Quienes provenimos de una tradición política liberal o hasta la inspirada en lo que una vez se denominó doctrina social de la Iglesia, fuimos educados en valores. No fue una casualidad que el creador del PLD concibiera una cultura política que debía iniciarse en un proceso formativo, de estudio, de incorporación a unos valores y una visión de la vida.
En la tradición liberal la tolerancia tiene un lugar especialmente importante. Locke nos aportó sus cartas y ensayos sobre la tolerancia y su relación con el gobierno civil y la cultura republicana. Pero, mucho más allá de la tolerancia está el valor del respeto.

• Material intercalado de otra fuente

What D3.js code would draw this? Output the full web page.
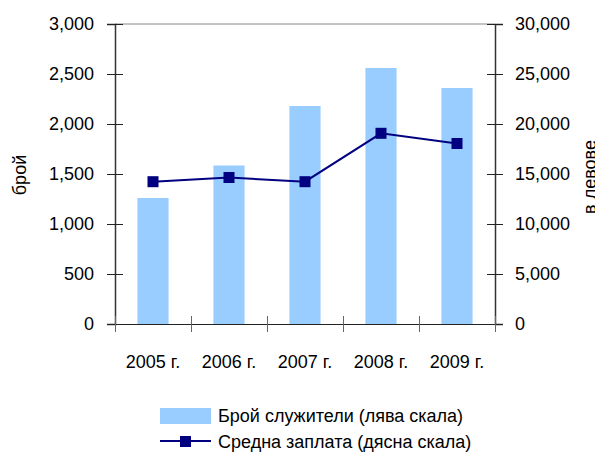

Porque el respeto no es simplemente la aceptación del otro, sino el compromiso con garantizar que el otro tenga derecho, ejerza su potencial de existir.
Respetar es estar dispuestos a la tensión y el equívoco. No nace espontáneamente la vocación del respeto, sino que sólo puede ser el resultado de una acción que compromete nuestra voluntad, nuestra racionalidad y nuestra ética. Sentir de determinada manera frente a lo distinto es algo que sí surge espontáneamente, aunque hoy sabemos que hasta la espontaneidad es algo condicionado.
El respeto es el resultado de una resolución. Y nos obliga a acomodar nuestras emociones a nuestros valores y principios, de modo que nuestra conducta genere en el otro la confianza en que también somos garantes de sus derechos. El vínculo entre respeto y derechos es esencial y nada despreciable. No construiremos una democracia sino desde la garantía de los derechos.
Necesitamos educarnos en el respeto, en la tensión y el equilibrio de aceptar al otro como queremos ser aceptados nosotros mismos.
Esto, que podría parecer muy alejado de los imperativos de la práctica política, es una necesaria discusión ética que debemos acometer.